Continuing a Monday salute to Mercury which started with the Marauder last week, this time we will pay tribute to one of the brand’s most overwhelming forces; the Cyclone.
Existing as a high-performance edition of Mercury coupes, the Cyclone name debuted as a high-end, performance-minded Mercury Comet (the brand’s equivalent to the compact Ford Falcon). Sold as the Comet Cyclone between 1964 and 1967, Mercury’s intent to tweak the small car with a V-8 powerplant was a developing trend through the mid-1960s.
Ironically, it was fellow fallen General Motors brand Pontiac who gave birth to the idea of inserting a high-output V-8 into the 1964 Tempest. Creating the Pontiac GTO, the GM division has been credited for igniting the muscle car era’s essence.
In the Comet Cyclone’s premiere year, a Super 289 cubic inch V-8 engine was employed to produce 211 horsepower. Optional equipment such as special carburetors and valve covers allowed the Comet Cyclone’s engine to be a severe weather system with 271 horsepower. The Cyclone package also fueled the appearance of the Mercury Comet into a more serious street machine.
Bucket seats, tachometer, and wheel covers are all part of the Comet Cyclone’s look. Over the next few model years, the V-8 engine displacement grew to 390 cubic inches and later up to a 425 horsepower, 427 cubic inch FE engine by 1967.
1968 and beyond, the Cyclone moniker elevated itself to stand solo within the Mercury division. The 1968 Mercury Cyclone also adopted a slick-looking fastback version. The Cyclone fastback was followed-up the next year with the Cyclone Spoiler II (Mercury’s take on the Ford Talladega). A few 1969 Mercury Cyclone became the automotive example of a historic meteorological event.
A rare 260 cars are fitted with a Cobra Jet 428 cubic inch V-8 powerplant rated at 335 horsepower. According to a Car and Driver test, the Mercury Cyclone CJ accelerated in a 0 to 60 mile per hour time in 5.5 seconds.
Other rare variants of the 1969 Cyclone included two race car driver-themed models. Mercury Cyclone Cale Yarborough edition (white with red secondary color) and the Dan Gurney edition (white with blue secondary coloring) cars are believed to be exceptionally rare vehicles up to this day.
As with practically any vehicle of the muscle car era, the Mercury Cyclone built up its street creditability on the racetrack. Finding popularity in drag racing right off the bat, the fastback introduction made the Cyclone a famous sight in NASCAR’s counter-clockwise action.

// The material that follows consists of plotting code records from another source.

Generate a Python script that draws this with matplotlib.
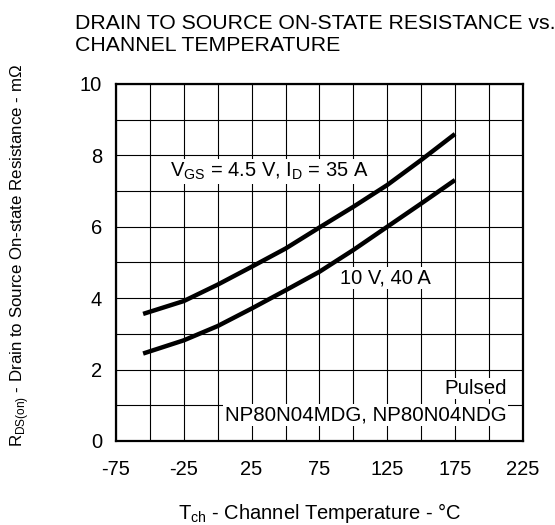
import numpy as np
import matplotlib
matplotlib.use('Agg')
import matplotlib.pyplot as plt

plt.rcParams['font.family'] = ['Liberation Sans', 'DejaVu Sans']
plt.rcParams['mathtext.fontset'] = 'custom'
plt.rcParams['mathtext.rm'] = 'Liberation Sans'
plt.rcParams['axes.unicode_minus'] = False

# Channel temperature (deg C) and on-resistance (mOhm)
temp = [-55, -25, 0, 25, 50, 75, 100, 125, 150, 175]
r_45v = [3.56, 3.92, 4.38, 4.88, 5.39, 5.98, 6.56, 7.17, 7.87, 8.60]
r_10v = [2.45, 2.82, 3.22, 3.71, 4.22, 4.74, 5.35, 6.00, 6.65, 7.31]

x_ticks = [-75, -25, 25, 75, 125, 175, 225]
y_ticks = [0, 2, 4, 6, 8, 10]

W, H = 555, 525
fig = plt.figure(figsize=(W / 100, H / 100), dpi=100)
ax = fig.add_axes([0.209, 0.16, 0.733, 0.68])

ax.plot(temp, r_45v, color='black', lw=3.2, solid_capstyle='butt')
ax.plot(temp, r_10v, color='black', lw=3.2, solid_capstyle='butt')

ax.set_xlim(-75, 225)
ax.set_ylim(0, 10)
ax.set_xticks(x_ticks)
ax.set_yticks(y_ticks)
ax.set_xticks(np.arange(-75, 226, 25), minor=True)
ax.set_yticks(np.arange(0, 11, 1), minor=True)
ax.grid(True, which='both', color='black', lw=0.8)
ax.tick_params(which='both', length=0, labelsize=14.5)
ax.tick_params(axis='x', pad=14)
ax.tick_params(axis='y', pad=10)
for s in ax.spines.values():
    s.set_linewidth(1.6)

box = dict(facecolor='white', edgecolor='none', pad=1)
ax.text(-35, 7.55, r'V$_{\mathregular{GS}}$ = 4.5 V, I$_{\mathregular{D}}$ = 35 A',
        fontsize=14.5, va='center', ha='left', bbox=box)
ax.text(90, 4.57, '10 V, 40 A', fontsize=14.5, va='center', ha='left', bbox=box)
ax.text(213, 1.47, 'Pulsed', fontsize=14.8, va='center', ha='right', bbox=box)
ax.text(213, 0.72, 'NP80N04MDG, NP80N04NDG', fontsize=14.8, va='center',
        ha='right', bbox=box)

# axis titles placed on the figure so they sit where the reference has them
fig.text(320 / W, 1 - 519 / H, r'T$_{\mathregular{ch}}$ - Channel Temperature - °C',
         fontsize=14.5, ha='center', va='baseline')
fig.text(20 / W, 1 - 255 / H,
         r'R$_{\mathregular{DS(on)}}$ - Drain to Source On-state Resistance - mΩ',
         fontsize=12.2, ha='center', va='center', rotation=90)

fig.text(0.135, 0.935, 'DRAIN TO SOURCE ON-STATE RESISTANCE vs.\nCHANNEL TEMPERATURE',
         fontsize=15.3, ha='left', va='center', linespacing=1.2)

fig.savefig('out.png', dpi=100)
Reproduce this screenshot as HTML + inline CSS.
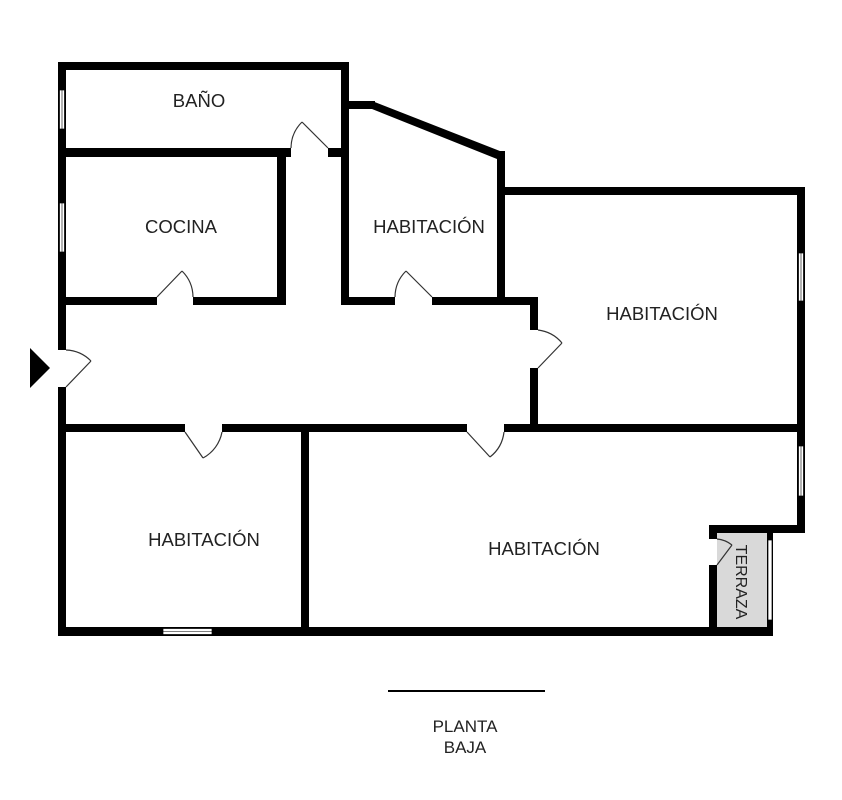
<!DOCTYPE html>
<html><head><meta charset="utf-8"><style>body{margin:0;background:#fff}svg{display:block}text{font-family:"Liberation Sans",sans-serif;fill:#222}</style></head><body>
<svg width="842" height="800" viewBox="0 0 842 800" xmlns="http://www.w3.org/2000/svg">
<rect x="717" y="533" width="50" height="94" fill="#d9d9d9"/>
<g fill="#000">
<rect x="58" y="62" width="8" height="288"/>
<rect x="58" y="387" width="8" height="249"/>
<rect x="58" y="62" width="291" height="8"/>
<rect x="341" y="62" width="8" height="243"/>
<rect x="58" y="148" width="233" height="9"/>
<rect x="328" y="148" width="13" height="9"/>
<rect x="277" y="148" width="9" height="157"/>
<rect x="58" y="297" width="99" height="8"/>
<rect x="193" y="297" width="93" height="8"/>
<rect x="341" y="101" width="34" height="8"/>
<polygon points="372,101 505,153 502,161 372,109"/>
<rect x="497" y="151" width="8" height="154"/>
<rect x="341" y="297" width="54" height="8"/>
<rect x="432" y="297" width="106" height="8"/>
<rect x="505" y="187" width="300" height="8"/>
<rect x="797" y="187" width="8" height="346"/>
<rect x="530" y="297" width="8" height="33"/>
<rect x="530" y="368" width="8" height="64"/>
<rect x="58" y="424" width="127" height="8"/>
<rect x="222" y="424" width="245" height="8"/>
<rect x="504" y="424" width="301" height="8"/>
<rect x="301" y="424" width="8" height="212"/>
<rect x="58" y="627" width="715" height="9"/>
<rect x="709" y="525" width="96" height="8"/>
<rect x="709" y="525" width="8" height="14"/>
<rect x="709" y="565" width="8" height="71"/>
<rect x="767" y="533" width="6" height="103"/>
<polygon points="30,348 50,368 30,388"/>
</g>
<g fill="#fff" stroke="#000" stroke-width="0.7">
<rect x="59.5" y="90" width="5" height="39"/>
<rect x="59.5" y="203" width="5" height="49"/>
<rect x="798.5" y="253" width="5" height="48"/>
<rect x="798.5" y="446" width="5" height="50"/>
<rect x="163" y="628.5" width="49" height="6"/>
<rect x="768" y="540" width="4" height="80"/>
</g>
<g stroke="#000" stroke-width="0.6">
<line x1="62" y1="90" x2="62" y2="129"/>
<line x1="62" y1="203" x2="62" y2="252"/>
<line x1="801" y1="253" x2="801" y2="301"/>
<line x1="801" y1="446" x2="801" y2="496"/>
<line x1="163" y1="631.5" x2="212" y2="631.5"/>
</g>
<g fill="none" stroke="#333" stroke-width="1.2">
<path d="M328,148 L302,122 M291,148 A37,37 0 0 1 302,122"/>
<path d="M157,297 L182,271 M193,297 A37,37 0 0 0 182,271"/>
<path d="M432,297 L406,271 M395,297 A37,37 0 0 1 406,271"/>
<path d="M538,368 L562,343 M538,330 A37,37 0 0 1 562,343"/>
<path d="M66,387 L91,361 M66,350 A37,37 0 0 1 91,361"/>
<path d="M185,432 L203,458 M222,432 A37,37 0 0 1 203,458"/>
<path d="M467,432 L490,457 M504,432 A37,37 0 0 1 490,457"/>
<path d="M717,565 L732,545 M717,539 A28,28 0 0 1 732,545"/>
</g>
<g font-size="18.5" text-anchor="middle">
<text x="199" y="107">BAÑO</text>
<text x="181" y="233">COCINA</text>
<text x="429" y="233">HABITACIÓN</text>
<text x="662" y="320">HABITACIÓN</text>
<text x="204" y="546">HABITACIÓN</text>
<text x="544" y="555">HABITACIÓN</text>
<text x="465" y="732" font-size="17">PLANTA</text>
<text x="465" y="753" font-size="17">BAJA</text>
<text x="0" y="0" font-size="16" transform="translate(736,582) rotate(90)">TERRAZA</text>
</g>
<line x1="388" y1="691" x2="545" y2="691" stroke="#000" stroke-width="2"/>
</svg>
</body></html>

In fact, the fastback Mercury Cyclone was such a popular body style within NASCAR that the vehicle remained in active duty years beyond its final production year.
One of those late appearances was the 1976 Daytona 500, which featured one of the greatest battles for David Pearson and Richard Petty’s victory. Pearson, driving a Wood Brothers-prepped #21 Cyclone, was fighting off Petty’s Dodge out of the final corner of the race’s final lap until both cars made contact.
The Mercury Cyclone of Pearson makes a front end impact with the wall while the #43 STP Dodge of Richard Petty skated into the infield suffering severe damage. Despite Petty being closer to the finish line, the Dodge stalled, allowing Pearson’s smashed Cyclone to limp to the Daytona 500 win.
Not limited to competition, the Mercury Cyclone was involved in a monumental auto racing honor. In 1966, a convertible GT version of the Mercury Cyclone paced the Indianapolis 500. This Cyclone would be the last Mercury product to serve pace car duties at the Brickyard classic.
While the #21 Wood Brothers Cyclone soldiered into victory lane in the hands of David Pearson, Mercury had already waved the checkered flag on their street machine. In the last year of production in 1971, only 2,281 examples of the Mercury Cyclone were sold, signifying the muscle car era’s petering.
Ending after 8 years inside Mercury’s lineup, the Cyclone two-door allowed Ford Motor Company’s middle child division to summon class-topping speed and adventure.